*Description of the task*
Only the lines from the start of the data through the line containing "pe.Normal()])" should be written out, exactly as they are, with both ends included and the pictures left out.

- - - - -

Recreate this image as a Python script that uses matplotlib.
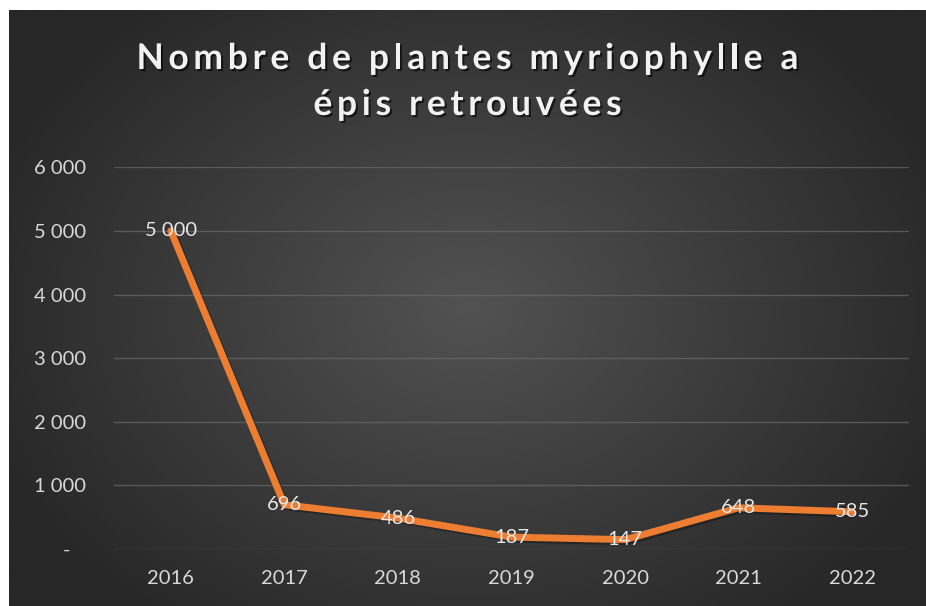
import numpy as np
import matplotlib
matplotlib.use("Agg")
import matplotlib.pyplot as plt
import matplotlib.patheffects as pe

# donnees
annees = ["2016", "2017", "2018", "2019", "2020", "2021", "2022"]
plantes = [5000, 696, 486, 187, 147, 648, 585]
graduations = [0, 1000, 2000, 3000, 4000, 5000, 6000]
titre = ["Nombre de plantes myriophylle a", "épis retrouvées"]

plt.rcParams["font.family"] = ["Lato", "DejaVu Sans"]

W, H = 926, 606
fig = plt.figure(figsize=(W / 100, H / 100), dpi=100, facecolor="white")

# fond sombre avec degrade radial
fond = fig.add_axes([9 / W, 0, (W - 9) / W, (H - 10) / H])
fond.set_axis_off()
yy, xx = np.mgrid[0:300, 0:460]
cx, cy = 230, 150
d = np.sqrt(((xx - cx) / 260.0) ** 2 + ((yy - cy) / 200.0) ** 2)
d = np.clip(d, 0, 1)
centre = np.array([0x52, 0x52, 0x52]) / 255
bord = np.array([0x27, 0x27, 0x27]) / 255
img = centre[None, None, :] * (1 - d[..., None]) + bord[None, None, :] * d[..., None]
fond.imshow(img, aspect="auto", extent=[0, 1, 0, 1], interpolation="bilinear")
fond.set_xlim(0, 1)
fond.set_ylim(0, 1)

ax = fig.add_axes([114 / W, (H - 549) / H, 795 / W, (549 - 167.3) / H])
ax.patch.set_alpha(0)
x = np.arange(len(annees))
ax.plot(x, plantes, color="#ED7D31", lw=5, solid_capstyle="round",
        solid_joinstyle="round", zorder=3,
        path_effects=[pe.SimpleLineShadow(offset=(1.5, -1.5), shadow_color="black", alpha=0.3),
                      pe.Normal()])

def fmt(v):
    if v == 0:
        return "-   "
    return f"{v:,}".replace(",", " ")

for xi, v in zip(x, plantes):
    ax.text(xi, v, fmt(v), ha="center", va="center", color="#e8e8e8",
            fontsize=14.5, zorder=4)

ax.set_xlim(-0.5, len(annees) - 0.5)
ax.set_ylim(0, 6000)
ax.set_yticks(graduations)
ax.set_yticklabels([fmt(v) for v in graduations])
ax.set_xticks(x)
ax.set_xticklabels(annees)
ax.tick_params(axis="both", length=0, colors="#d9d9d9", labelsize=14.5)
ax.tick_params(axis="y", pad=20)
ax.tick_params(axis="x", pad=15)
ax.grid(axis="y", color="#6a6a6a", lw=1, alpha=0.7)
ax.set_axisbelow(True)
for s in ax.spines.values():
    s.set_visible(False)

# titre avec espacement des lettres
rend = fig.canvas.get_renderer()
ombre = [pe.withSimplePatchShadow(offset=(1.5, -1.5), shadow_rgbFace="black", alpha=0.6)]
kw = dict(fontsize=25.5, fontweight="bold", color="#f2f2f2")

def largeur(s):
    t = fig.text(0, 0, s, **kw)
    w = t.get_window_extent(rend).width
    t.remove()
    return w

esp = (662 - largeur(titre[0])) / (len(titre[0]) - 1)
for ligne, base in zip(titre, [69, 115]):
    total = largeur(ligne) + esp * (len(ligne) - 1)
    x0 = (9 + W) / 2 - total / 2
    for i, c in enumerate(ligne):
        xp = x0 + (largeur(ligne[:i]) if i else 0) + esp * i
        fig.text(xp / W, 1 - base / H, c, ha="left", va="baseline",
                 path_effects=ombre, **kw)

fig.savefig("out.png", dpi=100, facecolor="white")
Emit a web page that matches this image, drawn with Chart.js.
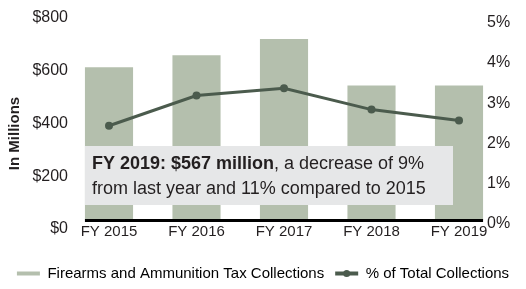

- - - - -

*Completed exercise*
Recreate this image as a Python script that uses matplotlib.
import numpy as np
import matplotlib
matplotlib.use("Agg")
import matplotlib.pyplot as plt
import matplotlib.patheffects as pe

# donnees
annees = ["2016", "2017", "2018", "2019", "2020", "2021", "2022"]
plantes = [5000, 696, 486, 187, 147, 648, 585]
graduations = [0, 1000, 2000, 3000, 4000, 5000, 6000]
titre = ["Nombre de plantes myriophylle a", "épis retrouvées"]

plt.rcParams["font.family"] = ["Lato", "DejaVu Sans"]

W, H = 926, 606
fig = plt.figure(figsize=(W / 100, H / 100), dpi=100, facecolor="white")

# fond sombre avec degrade radial
fond = fig.add_axes([9 / W, 0, (W - 9) / W, (H - 10) / H])
fond.set_axis_off()
yy, xx = np.mgrid[0:300, 0:460]
cx, cy = 230, 150
d = np.sqrt(((xx - cx) / 260.0) ** 2 + ((yy - cy) / 200.0) ** 2)
d = np.clip(d, 0, 1)
centre = np.array([0x52, 0x52, 0x52]) / 255
bord = np.array([0x27, 0x27, 0x27]) / 255
img = centre[None, None, :] * (1 - d[..., None]) + bord[None, None, :] * d[..., None]
fond.imshow(img, aspect="auto", extent=[0, 1, 0, 1], interpolation="bilinear")
fond.set_xlim(0, 1)
fond.set_ylim(0, 1)

ax = fig.add_axes([114 / W, (H - 549) / H, 795 / W, (549 - 167.3) / H])
ax.patch.set_alpha(0)
x = np.arange(len(annees))
ax.plot(x, plantes, color="#ED7D31", lw=5, solid_capstyle="round",
        solid_joinstyle="round", zorder=3,
        path_effects=[pe.SimpleLineShadow(offset=(1.5, -1.5), shadow_color="black", alpha=0.3),
                      pe.Normal()])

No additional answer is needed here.